Cycling: Leblanc may have to quit

Click to follow
The Independent Online
THE FRENCH judge investigating doping in the Tour de France may extend his inquiries to the veteran director of the race, Jean-Marie Leblanc, the man who announced a new drugs "honour code" for the contest last year.

Leblanc - known as "Monsieur Tour" for his long association with the world's greatest cycle road race - has been ordered to attend a meeting with Judge Patrick Keil in Lille tonight. The president of the French cycling federation, Daniel Baal, has also been summoned.

The judge is already investigating 12 people, including France's most popular cyclist, Richard Virenque, for their alleged roles in the doping scandal that almost wrecked last year's Tour. According to leaks to the French press, Judge Keil intends to inform both Leblanc and Baal that they are now considered suspects in the case.

If so, Leblanc, under his own tightened rules, would have to stand down as director of the 1999 race, which begins at Puy-du-Fou on 3 July.

It is reported that the judge may place the pair under formal examination - one step short of a charge - for "complicity" in the use of illegal substances. In effect the two men would then face possible charges of having turned a blind eye to the use of illegal, performance-boosting, drugs by Tour riders over many years.

There are doubts whether the judge could make such a charge stick but he is said to be determined to pursue his inquiries until he reaches the people ultimately responsible for the widespread use of drugs in cycling. The criminal investigation began early in last year's Tour, when one of the trainers of the Festina team was arrested crossing the Belgian border with illegal substances in his official team car.

Since then, a string of people - including the team manager and the team leader, Virenque - have been placed under formal investigation. On Monday, the judge extended the inquiry to the president of the professional cycling league, Roger Legeay, taking the investigation beyond the riders and team officials into the higher echelons of the sport for the first time.
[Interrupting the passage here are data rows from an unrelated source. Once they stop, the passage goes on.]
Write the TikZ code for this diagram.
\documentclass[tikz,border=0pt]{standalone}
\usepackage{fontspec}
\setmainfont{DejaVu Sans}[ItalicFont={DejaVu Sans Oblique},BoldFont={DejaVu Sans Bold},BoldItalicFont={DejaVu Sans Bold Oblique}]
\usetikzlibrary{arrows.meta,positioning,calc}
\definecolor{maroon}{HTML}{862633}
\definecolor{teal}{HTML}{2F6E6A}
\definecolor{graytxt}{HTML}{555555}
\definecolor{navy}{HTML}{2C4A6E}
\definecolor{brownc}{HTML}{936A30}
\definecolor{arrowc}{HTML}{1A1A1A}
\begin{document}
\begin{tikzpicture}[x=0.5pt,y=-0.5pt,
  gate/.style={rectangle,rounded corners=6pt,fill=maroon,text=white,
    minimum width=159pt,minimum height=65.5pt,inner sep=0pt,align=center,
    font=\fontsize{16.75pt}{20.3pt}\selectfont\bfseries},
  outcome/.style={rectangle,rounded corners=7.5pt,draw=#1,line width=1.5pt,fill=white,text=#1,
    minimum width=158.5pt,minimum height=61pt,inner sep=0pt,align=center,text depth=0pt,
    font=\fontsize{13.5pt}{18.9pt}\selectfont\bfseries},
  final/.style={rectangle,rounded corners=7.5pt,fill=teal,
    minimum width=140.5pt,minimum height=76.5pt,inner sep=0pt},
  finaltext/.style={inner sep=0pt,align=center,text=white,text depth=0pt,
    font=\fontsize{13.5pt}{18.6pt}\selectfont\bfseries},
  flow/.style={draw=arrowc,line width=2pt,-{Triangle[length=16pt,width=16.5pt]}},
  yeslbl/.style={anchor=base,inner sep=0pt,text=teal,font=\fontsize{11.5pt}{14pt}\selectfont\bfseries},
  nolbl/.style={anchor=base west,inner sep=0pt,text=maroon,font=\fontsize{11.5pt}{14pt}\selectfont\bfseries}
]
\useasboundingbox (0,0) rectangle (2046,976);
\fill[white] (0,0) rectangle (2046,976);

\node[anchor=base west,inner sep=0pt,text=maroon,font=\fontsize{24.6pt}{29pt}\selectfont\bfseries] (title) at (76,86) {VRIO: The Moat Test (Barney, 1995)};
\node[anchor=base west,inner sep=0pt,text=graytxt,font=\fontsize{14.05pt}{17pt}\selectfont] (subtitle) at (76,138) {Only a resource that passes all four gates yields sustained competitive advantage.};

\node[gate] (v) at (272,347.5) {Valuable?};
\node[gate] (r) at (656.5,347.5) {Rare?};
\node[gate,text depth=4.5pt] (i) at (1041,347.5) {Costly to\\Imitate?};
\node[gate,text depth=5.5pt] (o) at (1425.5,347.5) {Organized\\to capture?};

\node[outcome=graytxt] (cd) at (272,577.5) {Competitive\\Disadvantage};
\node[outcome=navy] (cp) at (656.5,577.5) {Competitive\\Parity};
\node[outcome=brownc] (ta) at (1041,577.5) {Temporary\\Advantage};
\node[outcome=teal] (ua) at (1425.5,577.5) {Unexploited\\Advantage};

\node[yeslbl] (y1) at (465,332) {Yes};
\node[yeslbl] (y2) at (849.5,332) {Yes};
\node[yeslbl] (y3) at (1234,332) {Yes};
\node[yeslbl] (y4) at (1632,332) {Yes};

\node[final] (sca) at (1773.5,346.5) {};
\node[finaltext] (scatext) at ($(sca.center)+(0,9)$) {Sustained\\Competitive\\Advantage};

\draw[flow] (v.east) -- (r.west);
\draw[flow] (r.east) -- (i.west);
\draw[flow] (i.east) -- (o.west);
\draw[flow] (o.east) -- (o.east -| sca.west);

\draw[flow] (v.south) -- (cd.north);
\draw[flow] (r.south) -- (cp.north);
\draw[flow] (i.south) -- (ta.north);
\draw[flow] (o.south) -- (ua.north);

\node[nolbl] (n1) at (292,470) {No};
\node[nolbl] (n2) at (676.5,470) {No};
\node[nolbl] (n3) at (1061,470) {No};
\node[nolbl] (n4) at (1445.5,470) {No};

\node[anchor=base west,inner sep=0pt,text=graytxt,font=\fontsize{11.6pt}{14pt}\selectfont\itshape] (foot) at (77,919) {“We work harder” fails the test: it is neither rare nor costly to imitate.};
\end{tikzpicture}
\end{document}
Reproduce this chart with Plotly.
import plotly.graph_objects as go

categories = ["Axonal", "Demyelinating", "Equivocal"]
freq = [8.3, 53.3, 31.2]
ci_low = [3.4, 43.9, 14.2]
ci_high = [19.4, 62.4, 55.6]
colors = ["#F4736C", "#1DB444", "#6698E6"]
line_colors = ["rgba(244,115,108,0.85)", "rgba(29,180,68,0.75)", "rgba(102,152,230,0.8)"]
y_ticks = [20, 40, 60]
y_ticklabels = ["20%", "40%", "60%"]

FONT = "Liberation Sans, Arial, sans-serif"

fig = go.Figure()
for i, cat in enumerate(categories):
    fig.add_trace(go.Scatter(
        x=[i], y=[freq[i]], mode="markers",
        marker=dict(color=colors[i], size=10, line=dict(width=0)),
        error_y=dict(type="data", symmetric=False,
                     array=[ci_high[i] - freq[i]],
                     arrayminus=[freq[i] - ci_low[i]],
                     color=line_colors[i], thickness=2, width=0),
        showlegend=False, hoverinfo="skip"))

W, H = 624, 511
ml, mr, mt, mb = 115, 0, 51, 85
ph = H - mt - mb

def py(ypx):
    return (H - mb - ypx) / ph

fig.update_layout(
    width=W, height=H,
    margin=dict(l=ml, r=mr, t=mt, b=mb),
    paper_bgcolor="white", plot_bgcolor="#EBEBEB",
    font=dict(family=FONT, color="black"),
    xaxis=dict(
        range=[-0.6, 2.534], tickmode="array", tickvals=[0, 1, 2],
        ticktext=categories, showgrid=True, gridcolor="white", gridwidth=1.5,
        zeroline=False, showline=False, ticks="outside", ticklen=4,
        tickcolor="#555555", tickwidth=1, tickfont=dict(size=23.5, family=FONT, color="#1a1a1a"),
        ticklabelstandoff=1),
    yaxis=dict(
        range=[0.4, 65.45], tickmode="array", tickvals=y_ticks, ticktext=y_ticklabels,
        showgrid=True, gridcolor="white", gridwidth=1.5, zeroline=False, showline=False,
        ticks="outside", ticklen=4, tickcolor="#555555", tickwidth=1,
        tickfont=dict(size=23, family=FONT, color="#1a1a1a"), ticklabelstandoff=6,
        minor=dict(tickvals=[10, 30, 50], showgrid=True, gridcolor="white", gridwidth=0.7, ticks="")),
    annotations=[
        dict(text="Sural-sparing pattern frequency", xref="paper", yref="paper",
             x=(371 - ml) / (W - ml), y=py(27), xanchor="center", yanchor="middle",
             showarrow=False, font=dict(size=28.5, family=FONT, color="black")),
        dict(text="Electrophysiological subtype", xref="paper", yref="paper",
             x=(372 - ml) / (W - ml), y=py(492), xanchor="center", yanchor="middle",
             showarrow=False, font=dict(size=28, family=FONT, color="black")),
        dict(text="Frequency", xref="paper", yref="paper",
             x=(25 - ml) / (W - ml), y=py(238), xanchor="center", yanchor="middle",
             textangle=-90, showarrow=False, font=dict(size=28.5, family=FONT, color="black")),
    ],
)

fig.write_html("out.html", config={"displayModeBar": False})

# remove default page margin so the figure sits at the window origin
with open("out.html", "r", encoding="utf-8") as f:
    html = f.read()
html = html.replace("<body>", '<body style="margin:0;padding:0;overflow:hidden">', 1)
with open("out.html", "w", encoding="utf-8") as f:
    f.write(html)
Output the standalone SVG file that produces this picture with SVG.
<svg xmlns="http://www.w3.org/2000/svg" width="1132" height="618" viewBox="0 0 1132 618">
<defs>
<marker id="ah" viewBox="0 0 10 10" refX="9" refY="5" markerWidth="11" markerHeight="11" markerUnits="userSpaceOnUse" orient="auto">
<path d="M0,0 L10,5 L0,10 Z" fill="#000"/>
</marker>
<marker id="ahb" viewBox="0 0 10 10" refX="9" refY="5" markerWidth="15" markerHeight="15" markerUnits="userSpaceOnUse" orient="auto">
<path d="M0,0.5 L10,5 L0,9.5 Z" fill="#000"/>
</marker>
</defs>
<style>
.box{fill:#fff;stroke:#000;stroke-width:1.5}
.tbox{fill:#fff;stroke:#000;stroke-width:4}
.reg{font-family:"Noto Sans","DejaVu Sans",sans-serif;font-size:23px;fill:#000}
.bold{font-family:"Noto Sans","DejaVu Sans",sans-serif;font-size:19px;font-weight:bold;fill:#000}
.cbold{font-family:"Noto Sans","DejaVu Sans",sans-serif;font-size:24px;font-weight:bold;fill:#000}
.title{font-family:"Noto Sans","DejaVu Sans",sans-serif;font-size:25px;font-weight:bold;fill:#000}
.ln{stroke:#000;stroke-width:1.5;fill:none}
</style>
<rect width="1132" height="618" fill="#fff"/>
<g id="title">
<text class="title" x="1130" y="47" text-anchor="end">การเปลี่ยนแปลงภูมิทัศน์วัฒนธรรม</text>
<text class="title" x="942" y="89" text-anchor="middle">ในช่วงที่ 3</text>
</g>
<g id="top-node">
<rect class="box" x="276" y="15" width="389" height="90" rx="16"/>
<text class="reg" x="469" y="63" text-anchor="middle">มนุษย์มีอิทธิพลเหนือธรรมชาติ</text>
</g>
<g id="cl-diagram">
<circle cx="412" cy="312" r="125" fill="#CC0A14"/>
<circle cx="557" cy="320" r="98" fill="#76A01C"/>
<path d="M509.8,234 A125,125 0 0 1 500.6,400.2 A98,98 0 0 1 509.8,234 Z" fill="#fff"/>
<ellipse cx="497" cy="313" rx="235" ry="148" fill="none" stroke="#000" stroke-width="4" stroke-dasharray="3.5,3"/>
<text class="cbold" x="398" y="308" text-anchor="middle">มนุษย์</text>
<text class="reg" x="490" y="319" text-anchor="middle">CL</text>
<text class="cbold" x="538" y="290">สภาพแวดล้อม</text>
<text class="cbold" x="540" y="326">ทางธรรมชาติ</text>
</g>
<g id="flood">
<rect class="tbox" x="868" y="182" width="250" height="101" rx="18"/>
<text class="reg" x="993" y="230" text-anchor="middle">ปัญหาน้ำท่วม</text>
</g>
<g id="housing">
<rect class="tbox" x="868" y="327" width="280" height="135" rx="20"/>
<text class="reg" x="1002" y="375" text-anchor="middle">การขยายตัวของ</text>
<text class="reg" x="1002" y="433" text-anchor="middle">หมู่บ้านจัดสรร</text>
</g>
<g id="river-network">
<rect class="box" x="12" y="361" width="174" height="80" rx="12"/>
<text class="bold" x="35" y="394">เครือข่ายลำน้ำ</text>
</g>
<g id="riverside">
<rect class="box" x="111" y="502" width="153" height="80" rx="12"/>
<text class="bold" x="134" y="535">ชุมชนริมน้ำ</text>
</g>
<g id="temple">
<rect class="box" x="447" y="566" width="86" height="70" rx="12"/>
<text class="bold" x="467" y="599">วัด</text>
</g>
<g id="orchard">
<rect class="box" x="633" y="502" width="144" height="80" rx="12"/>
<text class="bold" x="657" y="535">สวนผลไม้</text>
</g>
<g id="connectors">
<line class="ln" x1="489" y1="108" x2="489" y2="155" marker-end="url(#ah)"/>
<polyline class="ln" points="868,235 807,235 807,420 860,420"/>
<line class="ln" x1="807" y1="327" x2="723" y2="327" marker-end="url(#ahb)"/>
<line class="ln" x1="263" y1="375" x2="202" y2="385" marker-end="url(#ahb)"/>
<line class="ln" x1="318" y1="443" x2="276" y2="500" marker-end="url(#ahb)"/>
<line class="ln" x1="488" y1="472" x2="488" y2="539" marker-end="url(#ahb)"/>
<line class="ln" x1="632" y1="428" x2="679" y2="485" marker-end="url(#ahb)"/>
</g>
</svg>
Under the new "Caesar's Wife" code of conduct for the Tour announced by Leblanc last year, anyone even suspected of involvement with doping will not be allowed to take part. This almost certainly means that Virenque, now racing for the Italian Polti team, will be banned from the 1999 Tour. Logically, it also means Leblanc would have to step down if placed under investigation by Judge Keil.

Leaks to French newspapers suggest that the judge believes that senior cycling officials have committed "sins of omission" by ignoring widespread use of endurance-enhancing drugs such as EPO. Virenque, who has adamantly denied taking drugs, is under investigation for trafficking in the drugs as well as using them.